In hindsight it feels awfully harsh, abandoning my potential injured boyfriend on a busy road.

In the moment, I just ran, I even tried to speed up.

I ran, I tried to catch sunglasses guy, but it wasn’t happening. I just ran, past an enthusiastic european spectator waiting for his loved one. I ran, I could hear ompah music, I could smell the harbour, I could see the flags on that final roundabout and I ran. Round the corner, touched the Gnomon, Mark and Al were there, the band were playing, kids were queuing for icecream. I ran down the steps and towards the orange tent where we’d collected our numbers hours earlier.

Peter was there with an envelope and my medal. I finally stopped. 

He placed the medal over my head, I welled up, I told him how happy I was.

He took my t-shirt out of the envelope and then turned around away from me. My eyes suddenly caught sight of all the food I missed out on at the aid stations …. Horrrah! I can try it all. Then Peter was back, shaking my hand with a small, beautiful, copper milk can. I turned around, Liam wasn’t there. SECOND place! WE DID IT, but my partner in crime wasn’t there. In a daze, Al and Mark hobble over, congratulating me, Mark was second and Al was fourth… what a team! Then we hear the clapping as someone turns the corner. Liam appears, my face lights up and he touches the Gnomon to finish the race.

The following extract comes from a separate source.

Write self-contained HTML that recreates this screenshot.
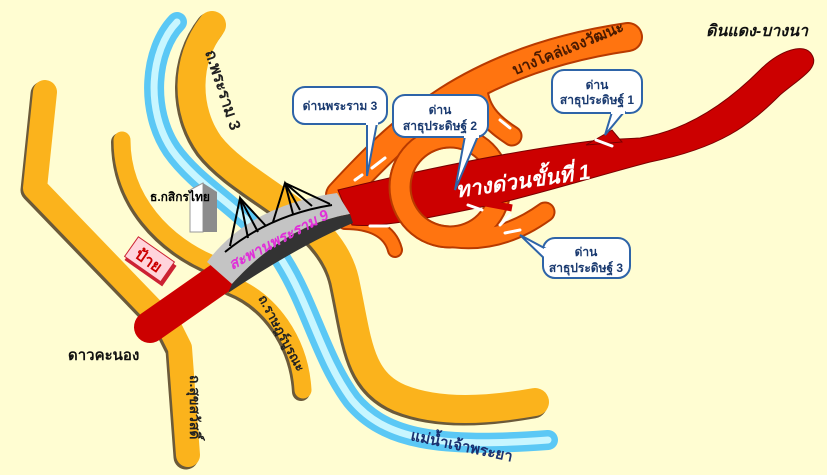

I’m shouting WE DID IT, WE DID IT. I’m still not sure why, but we both seemed frozen to the spot. Liam at the Gnomon, me at the tent (food) I hold my milk can high shaking it LIAM I CAME SECOND!!!!!!! The top flies off, clatters to the ground and I have to chase it. Unfrozen now, I finally get to Liam. Slightly overwhelmed, slightly exhausted, I don’t know if I said Thank you, or I Love you, or any of the other things I thought. So here they are, I couldn’t have done it without you, and the trophy is ours.

My lovely Guernsey milk can has a big dent in the lid and I think the dent is my favourite part of it.  Liam and I ran for 6 and half hours together. I reckon we can survive anything now. I’ll let you know after we’ve been on our first Ikea trip!